En matière de concurrence, l’Europe doit intégrer l’objectif de constituer des champions européens capables de rivaliser à l’échelle mondiale, même si cela implique des positions fortes de ces champions en Europe. Nos concurrents se soucient-ils de positions fortes sur leur marché intérieur quand il s’agit de gagner des contrats à l’export ?

L’Europe doit enfin assumer un investissement fort dans les industries critiques, depuis la recherche et développement jusqu’aux projets les plus avancés, avec des moyens plus forts et plus réactifs. La complexité des mécanismes de soutien européens les rend déconnectés du rythme d’innovation de nos entreprises, en particulier des PME.

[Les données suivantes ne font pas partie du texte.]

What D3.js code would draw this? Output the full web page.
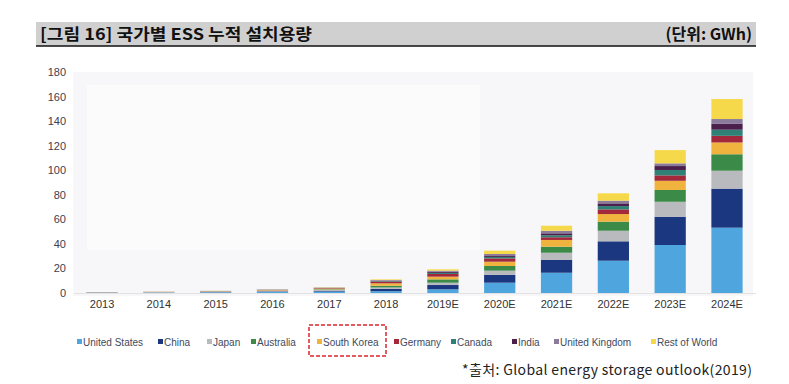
<!DOCTYPE html>
<html>
<head>
<meta charset="utf-8">
<script src="https://cdn.jsdelivr.net/npm/d3@7"></script>
<style>
  body { margin: 0; background: #fff; }
  svg { display: block; }
</style>
</head>
<body>
<div id="chart"></div>
<script>
const width = 789;
const height = 384;

// years on the x axis
const years = ["2013", "2014", "2015", "2016", "2017", "2018", "2019E", "2020E", "2021E", "2022E", "2023E", "2024E"];
const countries = ["United States", "China", "Japan", "Australia", "South Korea", "Germany", "Canada", "India", "United Kingdom", "Rest of World"];
const countryColours = ["#4fa6df", "#1b377f", "#b9babd", "#3b8a47", "#f0b33d", "#a3283b", "#2f8176", "#4b1f4c", "#8a7b9d", "#f6d94b"];

// cumulative installed GWh per country
const unitedStates  = [0.3, 0.4, 0.5, 0.9, 1.2, 1.5, 3.0, 8.4, 16.5, 26.3, 39.1, 53.2];
const china         = [0.1, 0.1, 0.2, 0.4, 0.7, 1.8, 3.5, 6.3, 10.4, 15.8, 23.0, 31.8];
const japan         = [0.2, 0.3, 0.4, 0.5, 0.7, 1.2, 1.9, 3.5, 5.9, 8.6, 12.2, 14.6];
const australia     = [0.0, 0.0, 0.1, 0.1, 0.4, 1.4, 2.7, 3.8, 4.9, 7.4, 9.6, 13.4];
const southKorea    = [0.0, 0.1, 0.2, 0.4, 0.6, 2.0, 2.2, 3.5, 5.5, 6.2, 7.5, 9.6];
const germany       = [0.1, 0.1, 0.1, 0.2, 0.4, 1.3, 2.2, 2.7, 2.2, 3.8, 4.4, 5.4];
const canada        = [0.0, 0.0, 0.1, 0.1, 0.1, 0.4, 0.9, 1.2, 1.6, 2.7, 4.4, 5.0];
const india         = [0.0, 0.0, 0.0, 0.1, 0.1, 0.3, 0.9, 1.2, 1.6, 2.2, 3.2, 5.0];
const unitedKingdom = [0.0, 0.0, 0.1, 0.1, 0.2, 0.6, 0.9, 1.2, 2.1, 2.2, 2.2, 3.7];
const restOfWorld   = [0.1, 0.1, 0.1, 0.1, 0.2, 0.6, 1.1, 2.7, 4.1, 6.0, 10.8, 16.3];

const yTicks = [0, 20, 40, 60, 80, 100, 120, 140, 160, 180];

const series = [unitedStates, china, japan, australia, southKorea, germany, canada, india, unitedKingdom, restOfWorld];
const table = years.map((y, i) => {
  const row = {year: y};
  countries.forEach((c, k) => row[c] = series[k][i]);
  return row;
});

const svg = d3.select("#chart").append("svg")
  .attr("width", width)
  .attr("height", height)
  .style("font-family", "'Liberation Sans', Arial, sans-serif");

/// Header ///
svg.append("rect")
  .attr("x", 36).attr("y", 22)
  .attr("width", 720).attr("height", 24)
  .attr("fill", "#d0d0d0");
svg.append("line")
  .attr("x1", 36).attr("x2", 756)
  .attr("y1", 46).attr("y2", 46)
  .attr("stroke", "#111").attr("stroke-width", 1.5);
svg.append("text")
  .attr("x", 40).attr("y", 40)
  .style("font-family", "'Noto Sans CJK KR', sans-serif")
  .style("font-weight", "bold")
  .style("font-size", "16px")
  .attr("textLength", 272)
  .attr("lengthAdjust", "spacingAndGlyphs")
  .attr("fill", "#111")
  .text("[그림 16] 국가별 ESS 누적 설치용량");
svg.append("text")
  .attr("x", 752).attr("y", 40)
  .attr("text-anchor", "end")
  .style("font-family", "'Noto Sans CJK KR', sans-serif")
  .style("font-weight", "bold")
  .style("font-size", "16px")
  .attr("fill", "#111")
  .text("(단위: GWh)");

/// Scales ///
const xScale = d3.scaleBand()
  .domain(years)
  .range([73.6, 755.4])
  .paddingInner(0.45)
  .paddingOuter(0.225);

const yScale = d3.scaleLinear()
  .domain([0, 180])
  .range([293, 72]);

// faint plot background (scan look)
svg.append("rect")
  .attr("x", 73).attr("y", yScale(180))
  .attr("width", 680).attr("height", yScale(0) - yScale(180) + 3)
  .attr("fill", "#f7f7f9");
svg.append("rect")
  .attr("x", 87).attr("y", 85)
  .attr("width", 393).attr("height", 165)
  .attr("fill", "#fbfbfc");

/// Axes ///
svg.append("g")
  .attr("transform", "translate(66,0)")
  .call(d3.axisLeft(yScale).tickValues(yTicks).tickSize(0).tickPadding(0))
  .call(g => g.select(".domain").remove())
  .call(g => g.selectAll("text")
    .attr("font-size", "11px")
    .attr("font-family", "'Liberation Sans', Arial, sans-serif")
    .attr("fill", "#3d4050"));

svg.append("g")
  .attr("transform", "translate(0,293)")
  .call(d3.axisBottom(xScale).tickSize(0).tickPadding(7))
  .call(g => g.select(".domain").attr("stroke", "#e2e2e2"))
  .call(g => g.selectAll("text")
    .attr("font-size", "11px")
    .attr("font-family", "'Liberation Sans', Arial, sans-serif")
    .attr("fill", "#333"));

/// Stacked bars ///
const stacked = d3.stack().keys(countries)(table);
const colour = d3.scaleOrdinal().domain(countries).range(countryColours);

svg.append("g")
  .selectAll("g")
  .data(stacked)
  .join("g")
  .attr("fill", d => colour(d.key))
  .selectAll("rect")
  .data(d => d)
  .join("rect")
  .attr("x", d => xScale(d.data.year))
  .attr("y", d => yScale(d[1]))
  .attr("width", xScale.bandwidth())
  .attr("height", d => Math.max(0, yScale(d[0]) - yScale(d[1])));

/// Legend ///
const legendX = [83, 164, 213, 257, 323, 400, 457, 518, 560, 657];
const legend = svg.append("g")
  .selectAll("g")
  .data(countries)
  .join("g")
  .attr("transform", (d, i) => `translate(${legendX[i]},342)`);
legend.append("rect")
  .attr("x", -6).attr("y", -3)
  .attr("width", 5).attr("height", 5)
  .attr("fill", d => colour(d));
legend.append("text")
  .attr("x", 0).attr("y", 0)
  .attr("dy", "0.35em")
  .attr("font-size", "10px")
  .attr("fill", "#404a60")
  .text(d => d);

// red dashed highlight round South Korea
svg.append("rect")
  .attr("x", 309).attr("y", 325)
  .attr("width", 77).attr("height", 31)
  .attr("fill", "none")
  .attr("stroke", "#d9262c")
  .attr("stroke-width", 1.5)
  .attr("stroke-dasharray", "4 2");

/// Source ///
svg.append("text")
  .attr("x", 752).attr("y", 375)
  .attr("text-anchor", "end")
  .style("font-family", "'Noto Sans CJK KR', sans-serif")
  .style("font-size", "14px")
  .attr("textLength", 290)
  .attr("lengthAdjust", "spacing")
  .attr("fill", "#222")
  .text("*출처: Global energy storage outlook(2019)");
</script>
</body>
</html>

L’industrie sans usine n’est pas viable, l’Europe sans industrie non plus. C’est pourquoi, nous continuerons à porter des propositions pour refonder l’action européenne en matière industrielle, sur le thème du «Make in Europe», avec la création d’un instrument européen de contrôle des investissements, le renforcement des instruments de défense commerciale, la mise en place d’un «Buy European Act», la mobilisation des fonds européens pour soutenir l’émergence et la consolidation de champions industriels européens et l’accélération de l’initiative pour la numérisation de l’industrie.

Christophe Sirugue, Secrétaire d’Etat à l’Industrie.
Matthias Fekl, Secrétaire d’Etat chargé du Commerce extérieur, de la Promotion du tourisme et des Français de l’étranger.